Tak ada chattra tanpa data

Daud melanjutkan, arkeolog di Indonesia menentukan Candi Borobudur memiliki chattra atau tidak setelah melakukan pembelajaran beragam terhadap bentuk stupa yang ada di relief.

Menurut dia, relief candi sering menjadi sumber yang memberikan gambaran kondisi candi pada masa pembuatannya. Dari relief itulah banyak informasi yang bisa digali untuk menentukan bentuk stupa.

“Lalu juga dikaitkan dengan konteksnya. Misalnya, kalau bentuk stupa yang ber-chattra biasanya dipakai apa dan dipasang di mana, dan sebagainya,” tambah dia.

Daud menyebut, pengetahuan teoretis hasil pembelajaran itu lalu disesuaikan dengan keadaan di lapangan. Caranya dengan menyesuaikan bukti kebendaan atau data lain yang memperkuat pengetahuan teoritis tersebut.

Karena itu, sebelum candi dipugar, para arkeolog harus melakukan kajian teliti dan memperhatikan banyak hal. Tahap ini disebut studi kelayakan.

Setelah dilakukan studi, batu-batu yang asli sekalipun masih akan menjalani tahap pencocokan sebelum dipasang. Ini dinamakan tahap restorasi atau pemasangan percobaan.

“Kalau data pendukungnya tidak ada, ya berarti tidak layak dipugar,” tegas Daud.

Baca juga: Fakta dan Sejarah Candi Borobudur, Candi Buddha Terbesar di Dunia

Pernah dipasang tapi tak sesuai

Arkeolog Museum Cagar dan Budaya (MCB) Unit Warisan Borobudur Hari Setiawan menuturkan, Borobudur pernah memiliki chattra saat melalui pemugaran pertama yang dipimpin Theodoor van Erp sekitar 1907-1911.

“Setelah Van Erp akan menyelesaikan pemugaran yang pertama dan menggambar struktur chattra pada stupa induk dengan garis putus-putus yang artinya Van Erp sendiri tidak mantap (dengan keberadaan chattra),” jelasnya, dikutip dari akun Instagram resmi MCB Borobudur, @konservasiborobudur, Senin (2/9/2024).

Sebelum pemugaran pertama selesai, asisten pemugaran J.J. de Vink melapor ke Van Erp kalau pihaknya menemukan struktur bata di sekitar candi. Apabila dikonstruksi, struktur bata itu bagian dari stupa perabuan atau pemakaman.
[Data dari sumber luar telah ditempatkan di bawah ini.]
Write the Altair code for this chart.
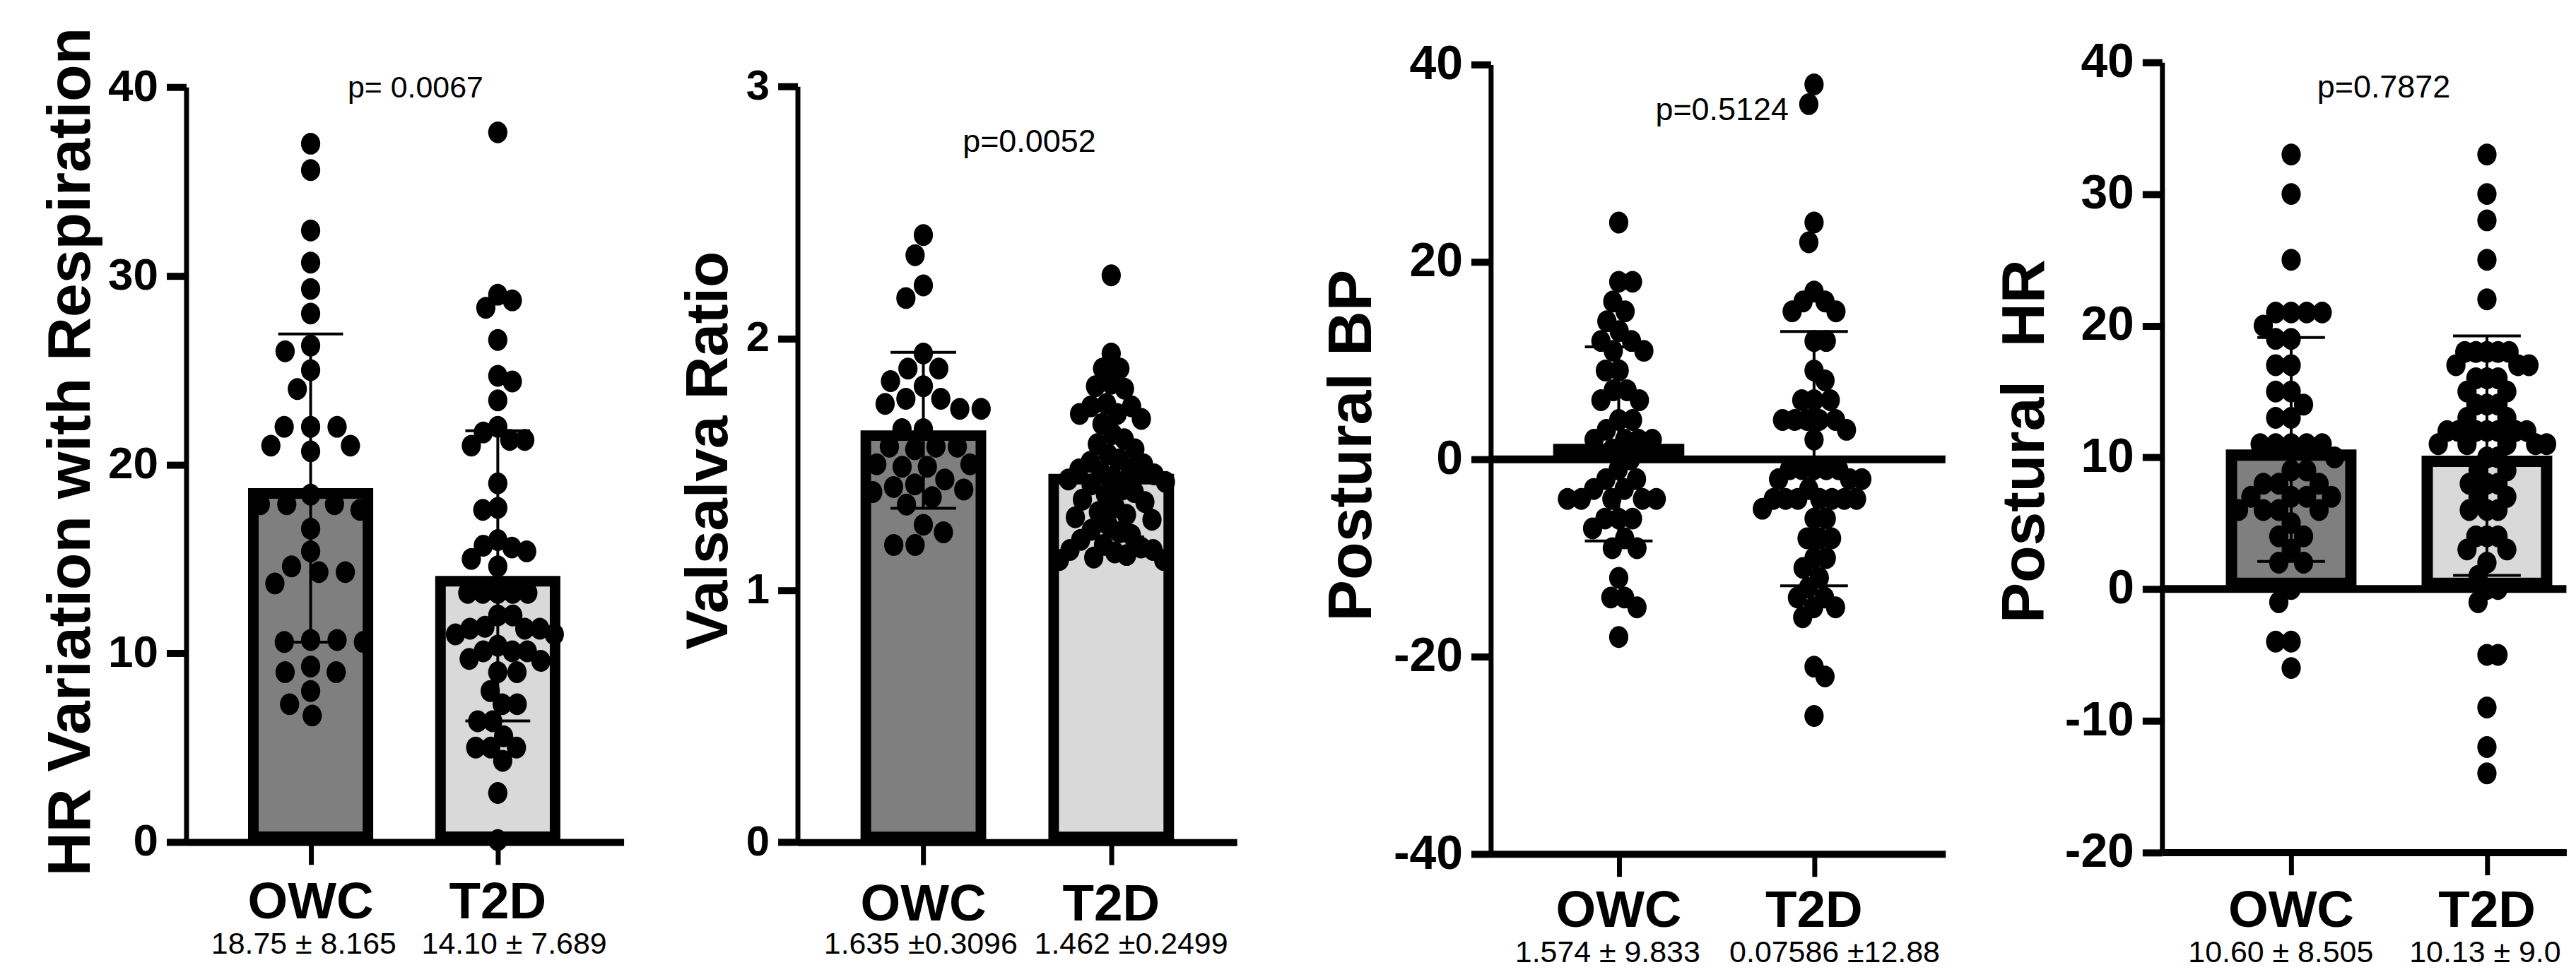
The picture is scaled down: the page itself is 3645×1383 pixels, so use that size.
import math
import altair as alt
import pandas as pd

GROUPS = ["OWC", "T2D"]

# ---------------- data ----------------
# Panel 1: HR variation with respiration
hrv_title = "HR Variation with Respiration"
hrv_owc = [37, 35.6, 32.4, 30.7, 29.3, 28.0, 26.3, 26.0, 25.0, 24.0, 22, 22, 22, 21, 21, 20.7,
           18.4, 17.9, 17.9, 17.9, 17.6, 16.6, 15.4, 14.6, 14.3, 14.3, 13.7, 10.7, 10.7, 10.6,
           10.6, 9.3, 9.0, 9.0, 8.0, 7.3, 6.7]
hrv_t2d = [37.6, 29.0, 28.7, 28.3, 26.6, 24.7, 24.4, 23.4, 22.0, 21.7, 21.3, 21.3, 21.0, 19.0,
           17.7, 17.6, 16.0, 15.7, 15.6, 15.4, 15.0, 14.6, 13.2, 13.2, 13.2, 13.2, 13.2, 12.0,
           12.0, 11.4, 11.3, 11.3, 11.3, 11.0, 11.0, 10.4, 10.1, 10.1, 10.1, 9.7, 9.6, 9.0, 9.0,
           8.0, 7.3, 7.3, 6.4, 6.4, 5.6, 5.0, 5.0, 5.0, 4.3, 2.6, 0.1]
hrv_mean = [18.75, 14.10]
hrv_sd = [8.165, 7.689]
hrv_stats = ["18.75 \u00b1 8.165", "14.10 \u00b1 7.689"]
hrv_p = "p= 0.0067"
hrv_domain = [0, 40]
hrv_ticks = [0, 10, 20, 30, 40]

# Panel 2: Valsalva ratio
val_title = "Valsalva Ratio"
val_owc = [2.41, 2.33, 2.21, 2.16, 1.94, 1.88, 1.88, 1.83, 1.81, 1.76, 1.76, 1.74, 1.72, 1.72,
           1.64, 1.64, 1.57, 1.57, 1.57, 1.56, 1.50, 1.50, 1.49, 1.49, 1.44, 1.42, 1.41, 1.40,
           1.39, 1.37, 1.34, 1.26, 1.23, 1.18, 1.18]
val_t2d = [2.25, 1.94, 1.88, 1.88, 1.82, 1.81, 1.80, 1.74, 1.73, 1.73, 1.70, 1.70, 1.68, 1.66,
           1.62, 1.60, 1.58, 1.56, 1.54, 1.52, 1.51, 1.50, 1.48, 1.48, 1.47, 1.46, 1.45, 1.44,
           1.43, 1.42, 1.40, 1.39, 1.38, 1.36, 1.35, 1.33, 1.31, 1.30, 1.29, 1.28, 1.26, 1.24,
           1.23, 1.22, 1.20, 1.18, 1.17, 1.16, 1.16, 1.15, 1.14, 1.13, 1.12, 1.12]
val_mean = [1.635, 1.462]
val_sd = [0.3096, 0.2499]
val_stats = ["1.635 \u00b10.3096", "1.462 \u00b10.2499"]
val_p = "p=0.0052"
val_domain = [0, 3]
val_ticks = [0, 1, 2, 3]

# Panel 3: Postural BP
bp_title = "Postural BP"
bp_owc = [24, 18, 18, 16, 15, 14, 13, 12, 12, 11, 11, 9, 9, 7, 7, 6, 6, 4, 4, 3, 2, 2, 2, 2, 1,
          0, -1, -2, -2, -3, -3, -4, -4, -4, -4, -4, -6, -6, -6, -7, -8, -9, -9, -12, -14, -14,
          -15, -18]
bp_t2d = [38, 36, 24, 22, 17, 16, 16, 15, 15, 12, 12, 9, 8, 6, 6, 6, 4, 4, 4, 4, 4, 3, 2, -1,
          -1, -1, -1, -1, -2, -2, -2, -3, -4, -4, -4, -4, -4, -4, -4, -5, -6, -6, -8, -8, -8,
          -10, -10, -11, -12, -13, -14, -14, -15, -15, -16, -21, -22, -26]
bp_mean = [1.574, 0.07586]
bp_sd = [9.833, 12.88]
bp_stats = ["1.574 \u00b1 9.833", "0.07586 \u00b112.88"]
bp_p = "p=0.5124"
bp_domain = [-40, 40]
bp_ticks = [-40, -20, 0, 20, 40]

# Panel 4: Postural HR
phr_title = "Postural\u00a0 HR"
phr_owc = [33, 30, 25, 21, 21, 21, 21, 20, 19, 19, 17, 17, 15, 15, 14, 13, 13, 11, 11, 11, 11,
           11, 10, 9, 9, 8, 8, 8, 7, 7, 7, 7, 6, 6, 6, 6, 5, 4, 4, 3, 2, 2, 0, -1, -4, -4, -6]
phr_t2d = [33, 30, 28, 25, 22, 18, 18, 18, 18, 18, 17, 17, 17, 16, 16, 16, 15, 15, 14, 14, 14,
           13, 13, 12, 12, 12, 12, 12, 12, 12, 11, 11, 11, 11, 11, 10, 10, 9, 9, 8, 8, 8, 7, 7,
           6, 6, 6, 4, 4, 4, 3, 3, 2, 1, 0, 0, -1, -5, -5, -9, -12, -14]
phr_mean = [10.60, 10.13]
phr_sd = [8.505, 9.093]
phr_stats = ["10.60 \u00b1 8.505", "10.13 \u00b1 9.093"]
phr_p = "p=0.7872"
phr_domain = [-20, 40]
phr_ticks = [-20, -10, 0, 10, 20, 30, 40]

# ---------------- styling ----------------
FONT = "Liberation Sans"
VIEW_H = 1124
POINT_W = 27.3
POINT_H = 31.0
E = POINT_H / POINT_W
ELLIPSE = f"M0,{-E:.4f}A1,{E:.4f},0,1,1,0,{E:.4f}A1,{E:.4f},0,1,1,0,{-E:.4f}Z"


def swarm(vals, ypx, sx, sy=POINT_H):
    """Deterministic beeswarm: returns horizontal pixel offsets."""
    order = sorted(range(len(vals)), key=lambda i: -vals[i])
    placed = []
    offs = [0.0] * len(vals)
    for n, i in enumerate(order):
        y = vals[i] * ypx
        cands = [0.0]
        for px, py in placed:
            dy = abs(py - y)
            if dy < sy:
                dx = sx * math.sqrt(1 - (dy / sy) ** 2)
                cands += [px - dx, px + dx]
        side = 1 if n % 2 else -1
        cands.sort(key=lambda c: (round(abs(c), 6), side * c))
        chosen = None
        for c in cands:
            if all(((c - px) / sx) ** 2 + ((y - py) / sy) ** 2 >= 1 - 1e-9 for px, py in placed):
                chosen = c
                break
        if chosen is None:
            chosen = max(abs(c) for c in cands) + sx
        offs[i] = chosen
        placed.append((chosen, y))
    return offs


def build(title, owc, t2d, mean, sd, stats, ptext, ydom, yticks, st, anchor=False):
    step, c0, pw = st["step"], st["c0"], st["plot_w"]
    r0, r1 = st["yrange"]
    ypx = (r0 - r1) / (ydom[1] - ydom[0])
    xs = alt.Scale(domain=[-c0 / step, (pw - c0) / step], range=[0, pw], nice=False, zero=False)
    ys = alt.Scale(domain=ydom, range=[r0, r1], nice=False, zero=False)
    xaxis = alt.Axis(values=[0, 1], labels=False, title=None, grid=False, domainColor="black",
                     domainWidth=10, tickColor="black", tickWidth=7, tickSize=32,
                     offset=st["xoff"])
    yaxis = alt.Axis(values=yticks, title=title, grid=False, domainColor="black", domainWidth=7,
                     tickColor="black", tickWidth=10, tickSize=28, labelPadding=12,
                     labelFont=FONT, labelFontWeight="bold", labelFontSize=st["lfs"],
                     labelColor="black", labelExpr="'' + datum.value", labelOverlap=False,
                     titleFont=FONT, titleFontWeight="bold", titleFontSize=st["tfs"],
                     titleColor="black", titleAngle=270, titleAlign="center",
                     titleBaseline="alphabetic", titleX=st["tx"], titleY=st["ty"])

    def X():
        return alt.X("x:Q", scale=xs, axis=xaxis)

    def Y():
        return alt.Y("y:Q", scale=ys, axis=yaxis)

    rows = []
    for g, vals in enumerate([owc, t2d]):
        offs = swarm(vals, ypx, st["swarm"][g])
        for v, o in zip(vals, offs):
            rows.append({"x": g + o / step, "y": v})
    pts = pd.DataFrame(rows)

    so = st["sw"] / 2
    half = (st["bar_outer"] / 2 - so) / step
    bars = pd.DataFrame({"x": [g - half for g in (0, 1)], "x2": [g + half for g in (0, 1)],
                         "y": mean, "y2": [0, 0], "fill": st["fills"]})
    err = pd.DataFrame({"x": [0, 1], "y": [mean[g] - sd[g] for g in (0, 1)],
                        "y2": [mean[g] + sd[g] for g in (0, 1)]})
    ch = st["cap"] / step
    caps = pd.DataFrame({"x": [g - ch for g in (0, 0, 1, 1)], "x2": [g + ch for g in (0, 0, 1, 1)],
                         "y": [mean[0] - sd[0], mean[0] + sd[0], mean[1] - sd[1], mean[1] + sd[1]]})

    layers = []
    rect_kw = dict(yOffset=so, y2Offset=-so) if so else {}
    layers.append(alt.Chart(bars).mark_rect(strokeWidth=0, **rect_kw).encode(
        x=X(), x2="x2:Q", y=Y(), y2="y2:Q", fill=alt.Fill("fill:N", scale=None)))
    if st["zero"]:
        layers.append(alt.Chart(pd.DataFrame({"y": [0]})).mark_rule(
            color="black", strokeWidth=11).encode(x=alt.value(0), x2=alt.value(pw), y=Y()))
    layers.append(alt.Chart(pts).mark_point(shape=ELLIPSE, size=POINT_W ** 2, filled=True,
                                            color="black", opacity=1, strokeWidth=0).encode(
        x=X(), y=Y()))
    if st["sw"]:
        layers.append(alt.Chart(bars).mark_rect(fill="white", fillOpacity=0, stroke="black",
                                                strokeWidth=st["sw"], **rect_kw).encode(
            x=X(), x2="x2:Q", y=Y(), y2="y2:Q"))
    layers.append(alt.Chart(err).mark_rule(color="black", strokeWidth=4).encode(
        x=X(), y=Y(), y2="y2:Q"))
    layers.append(alt.Chart(caps).mark_rule(color="black", strokeWidth=4).encode(
        x=X(), x2="x2:Q", y=Y()))

    ptxt = pd.DataFrame({"x": [0.5 + st["pdx"] / step], "text": [ptext]})
    layers.append(alt.Chart(ptxt).mark_text(font=FONT, fontSize=st["pfs"], align="center",
                                            baseline="alphabetic", color="black").encode(
        x=X(), y=alt.value(st["py"]), text="text:N"))
    cat = pd.DataFrame({"x": [0, 1], "text": GROUPS})
    layers.append(alt.Chart(cat).mark_text(font=FONT, fontSize=73, fontWeight="bold",
                                           align="center", baseline="alphabetic",
                                           color="black").encode(
        x=X(), y=alt.value(st["cy"]), text="text:N"))
    for g in (0, 1):
        sdf = pd.DataFrame({"x": [g + st["sdx"][g] / step], "text": [stats[g]]})
        kw = dict(limit=st["limit"], ellipsis="\u200b") if (g == 1 and "limit" in st) else {}
        layers.append(alt.Chart(sdf).mark_text(font=FONT, fontSize=43, align="left",
                                               baseline="alphabetic", color="black",
                                               **kw).encode(
            x=X(), y=alt.value(st["sy"]), text="text:N"))
    if anchor:
        layers.append(alt.Chart(pd.DataFrame({"a": [0]})).mark_rule(
            color="black", strokeOpacity=0).encode(
            x=alt.value(-255.5), x2=alt.value(-254.5), y=alt.value(-78), y2=alt.value(-77)))
    return alt.layer(*layers).properties(width=st["view_w"], height=VIEW_H)


S1 = dict(step=265.4, c0=176.5, plot_w=620.5, view_w=866.1, yrange=[1107, 36], xoff=-17,
          lfs=64, tfs=86, tx=-137.5, ty=553, bar_outer=177.5, sw=15,
          fills=["#7f7f7f", "#d9d9d9"], cap=46, swarm=[37.5, 21.3], pfs=43, pdx=16, py=51,
          cy=1215, sy=1265, sdx=[-141, -108], zero=False)
S2 = dict(step=266.4, c0=178.4, plot_w=623, view_w=982.1, yrange=[1107.3, 35.1], xoff=-16.7,
          lfs=60, tfs=84, tx=-100.6, ty=551, bar_outer=178.2, sw=15,
          fills=["#7f7f7f", "#d9d9d9"], cap=46.5, swarm=[30.3, 17.0], pfs=45, pdx=17, py=128,
          cy=1218, sy=1265, sdx=[-141, -109], zero=False)
S3 = dict(step=277.0, c0=181.5, plot_w=644.8, view_w=951.9, yrange=[1124.2, 4.2], xoff=0,
          lfs=68, tfs=88, tx=-170.7, ty=544, bar_outer=186, sw=0,
          fills=["black", "black"], cap=48, swarm=[19.6, 17.4], pfs=45, pdx=8, py=83,
          cy=1227, sy=1277, sdx=[-147, -120], zero=True)
S4 = dict(step=277.6, c0=183.1, plot_w=573.4, view_w=573.4, yrange=[1121.7, 0.9], xoff=-2.3,
          lfs=68, tfs=86, tx=-168.6, ty=538, bar_outer=185.3, sw=16,
          fills=["#7f7f7f", "#d9d9d9"], cap=48, swarm=[22.0, 15.7], pfs=45, pdx=-7.5, py=51,
          cy=1227, sy=1277, sdx=[-146, -110], zero=True, limit=222)

p1 = build(hrv_title, hrv_owc, hrv_t2d, hrv_mean, hrv_sd, hrv_stats, hrv_p, hrv_domain,
           hrv_ticks, S1, anchor=True)
p2 = build(val_title, val_owc, val_t2d, val_mean, val_sd, val_stats, val_p, val_domain,
           val_ticks, S2)
p3 = build(bp_title, bp_owc, bp_t2d, bp_mean, bp_sd, bp_stats, bp_p, bp_domain, bp_ticks, S3)
p4 = build(phr_title, phr_owc, phr_t2d, phr_mean, phr_sd, phr_stats, phr_p, phr_domain,
           phr_ticks, S4)

chart = alt.hconcat(p1, p2, p3, p4, spacing=0, bounds="flush").properties(
    padding=0, background="white").configure_view(strokeWidth=0)

chart.save("out.html", embed_options={"renderer": "svg", "actions": False})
Penemuan ini menunjukkan, batu-batu penyusun chattra yang ditemukan di sekitar Borobudur merupakan bagian dari struktur stupa perabuan, bukan dari stupa induk.

Hal ini dibuktikan dari tiga lubang berdiameter sekitar 56 cm di sekitar candi yang memiliki bejana logam untuk menyimpan abu dari tokoh religius yang hidup pada masa 8-10 Masehi.

Temuan tersebut, lanjut Hari, membuat Van Erp yakin struktur chattra yang dia pasangkan di stupa induk Candi Borobudur adalah hal yang salah. Van Erp lalu menurunkan kembali chattra tersebut.

“Artinya, pada abad 8-10 Masehi, Candi Borobudur tidak berdiri sendirian. Ada struktur stupa di sekitarnya yang juga berasosiasi terhadap stupa pemujaan,” tambahnya.

Selain temuan tersebut, Hari mengungkapkan, lorong keempat sisi selatan Candi Borobudur memiliki panel dengan relief Gandavyuha yang disebut Bhadracari.

Gambar relief itu sangat mirip bentuk dan proporsinya dengan stupa induk Borobudur. Relief stupa itu tidak memiliki chattra.

Menurut Hari, Van Erp bahkan mengaku menyesal sempat memasang chattra pada stupa induk Borobudur.

Di sisi lain, dia menilai, bentuk Candi Borobudur yang tidak memiliki chattra merupakan bentuk dari lokal jenius masyarakat saat itu yang menggabungkan unsur agama Buddha dengan kondisi kebudayaan setempat.

“Sehingga Desember 1911 pada peresmian pemugaran pertama Candi Borobudur sudah mantap bahwa memang Candi Borobudur itu tidak ber-chattra,” tegas Hari.